Dr. Wildman Whitehouse and his 5-foot-long induction coils were the first hazard to destroy a submarine cable but hardly the last. It sometimes seems as though every force of nature, every flaw in the human character, and every biological organism on the planet is engaged in a competition to see which can sever the most cables. The Museum of Submarine Telegraphy in Porthcurno, England, has a display of wrecked cables bracketed to a slab of wood. Each is labeled with its cause of failure, some of which sound dramatic, some cryptic, some both: trawler maul, spewed core, intermittent disconnection, strained core, teredo worms, crab’s nest, perished core, fish bite, even “spliced by Italians.” The teredo worm is like a science fiction creature, a bivalve with a rasp-edged shell that it uses like a buzz saw to cut through wood – or through submarine cables. Cable companies learned the hard way, early on, that it likes to eat gutta-percha, and subsequent cables received a helical wrapping of copper tape to stop it.
posted by thewalrus at 10:10 PM on August 9, 2011


I'm curious how these cuts get repaired. I mean, it's optical cable so you can't just splice it together like you can with electrical cable, can you? Do you have to like melt the two ends together?
posted by cirrostratus at 9:24 AM on August 10, 2011





I've had about a dozen instances where a client provided us with the meticulous details of their diverse datacenter connectivity, separate LECs, physically different feeds into the building, etc., all terribly expensive to build out, only to have a backhoe a couple of miles up the road prove all that fiber was running through the same conduit.
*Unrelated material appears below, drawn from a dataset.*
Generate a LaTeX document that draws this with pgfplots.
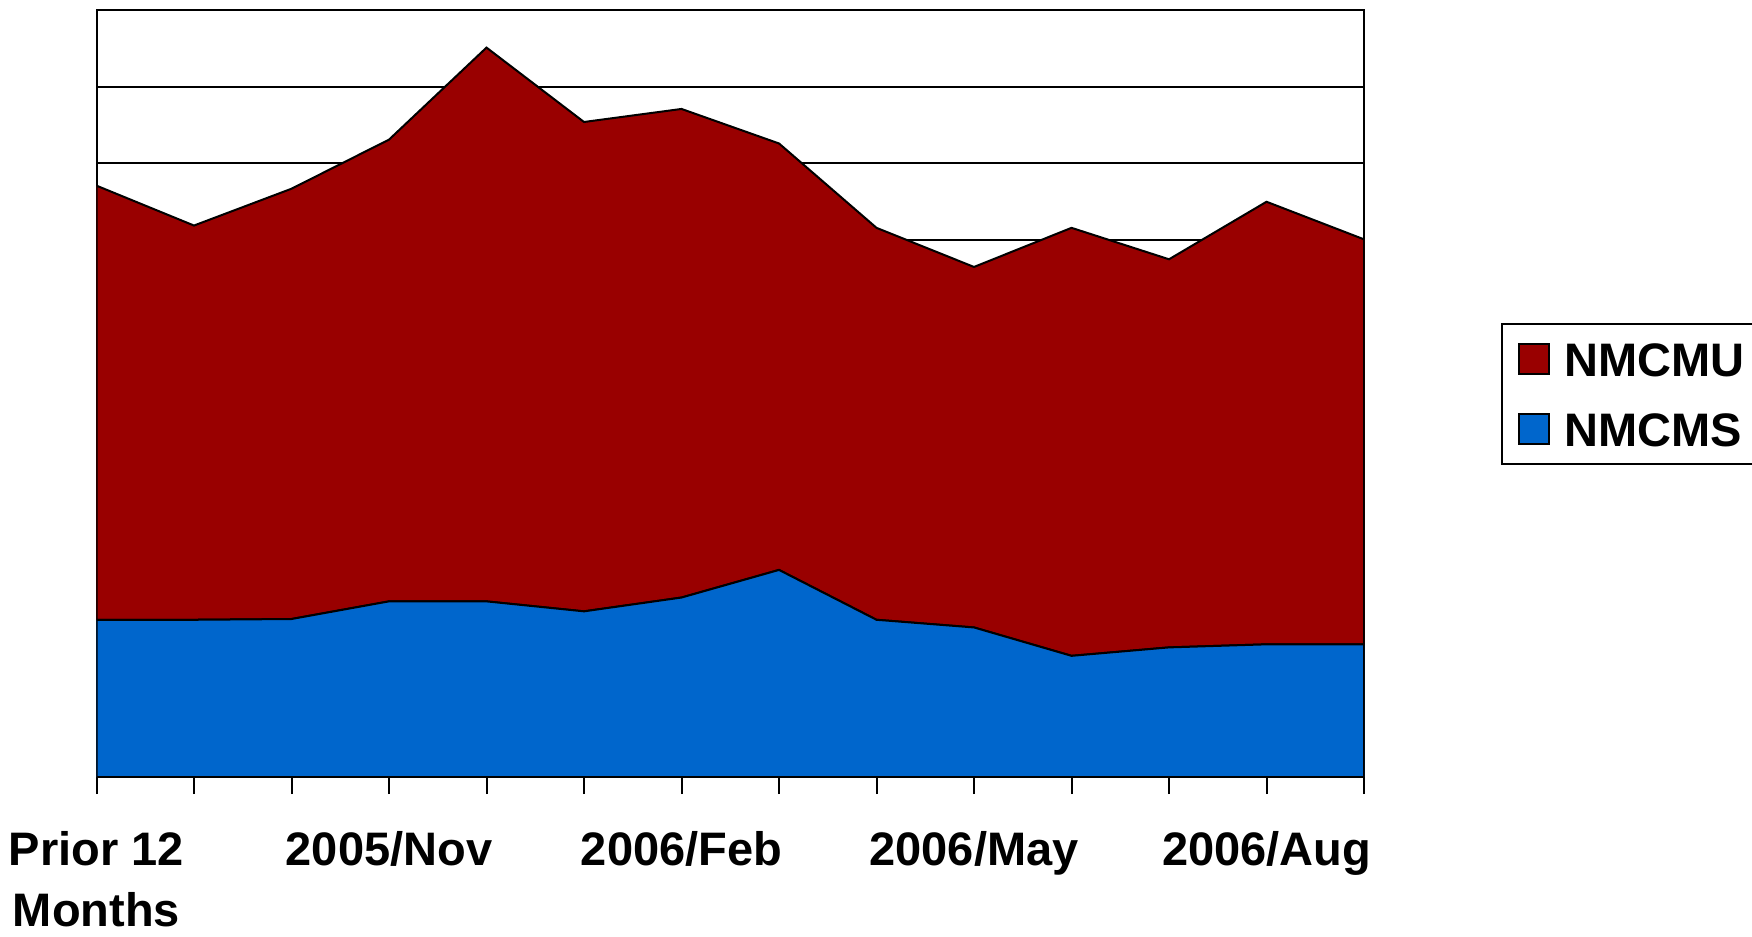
\documentclass[border=0pt]{standalone}
\usepackage{fontspec}
\setmainfont{Liberation Sans}
\usepackage{pgfplots}
\pgfplotsset{compat=1.18}
\definecolor{nmcmu}{HTML}{990000}
\definecolor{nmcms}{HTML}{0066CC}

\begin{document}
\begin{tikzpicture}
\begin{axis}[
    set layers,
    axis on top=false,
    scale only axis,
    width=316.875pt,
    height=191.75pt,
    xmin=0, xmax=13,
    ymin=0, ymax=10,
    stack plots=y,
    axis line style={line width=0.5pt},
    xtick={0,...,13},
    xticklabels={{Prior 12\\Months},,,2005/Nov,,,2006/Feb,,,2006/May,,,2006/Aug,},
    xtick pos=bottom,
    tick align=outside,
    major tick length=4.25pt,
    x tick style={line width=0.5pt, black},
    ytick={1,...,9},
    yticklabels={},
    y tick style={draw=none},
    ymajorgrids,
    grid style={line width=0.5pt, black},
    xticklabel style={font=\bfseries\fontsize{11.75}{15.2}\selectfont, align=center, anchor=north, inner sep=0pt, yshift=-9.2pt},
    reverse legend,
    legend cell align=left,
    legend image code/.code={\draw[#1, draw=black, line width=0.5pt] (0pt,-3.75pt) rectangle (7.5pt,3.75pt);},
    legend style={at={(1.1078,0.5914)}, anchor=north west, draw=black, line width=0.5pt,
        font=\bfseries\fontsize{11.75}{14}\selectfont,
        inner xsep=4pt, inner ysep=4.55pt, row sep=9.1pt, column sep=3.6pt,
        nodes={inner sep=0pt, text height=8.4pt, text depth=0pt}},
]
\addplot[fill=nmcms, draw=black, line width=0.5pt, mark=none] coordinates {
(0,2.05) (1,2.05) (2,2.06) (3,2.29) (4,2.29) (5,2.16) (6,2.34)
(7,2.70) (8,2.05) (9,1.95) (10,1.58) (11,1.69) (12,1.73) (13,1.73)
} \closedcycle;
\addlegendentry{NMCMS}
\addplot[fill=nmcmu, draw=black, line width=0.5pt, mark=none] coordinates {
(0,5.66) (1,5.14) (2,5.61) (3,6.02) (4,7.22) (5,6.38) (6,6.37)
(7,5.56) (8,5.11) (9,4.70) (10,5.58) (11,5.06) (12,5.77) (13,5.28)
} \closedcycle;
\addlegendentry{NMCMU}
\end{axis}
\pgfresetboundingbox
\path[use as bounding box] (-24.125pt,-39.75pt) rectangle (413.875pt,194.25pt);
\end{tikzpicture}
\end{document}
@sternmeyer: you killed the guy where he stood, right?
@sailormom: squirrels are always, *always* dicks.
posted by kjs3 at 12:45 PM on August 10, 2011


I've heard enough generator horror stories to make sure I do my nightly rounds properly. Fuel level? Check. Generator water circulation? Check. No problem (I hope please don't fail oh fuck I don't want to get fired christ don't die you stupid generator)!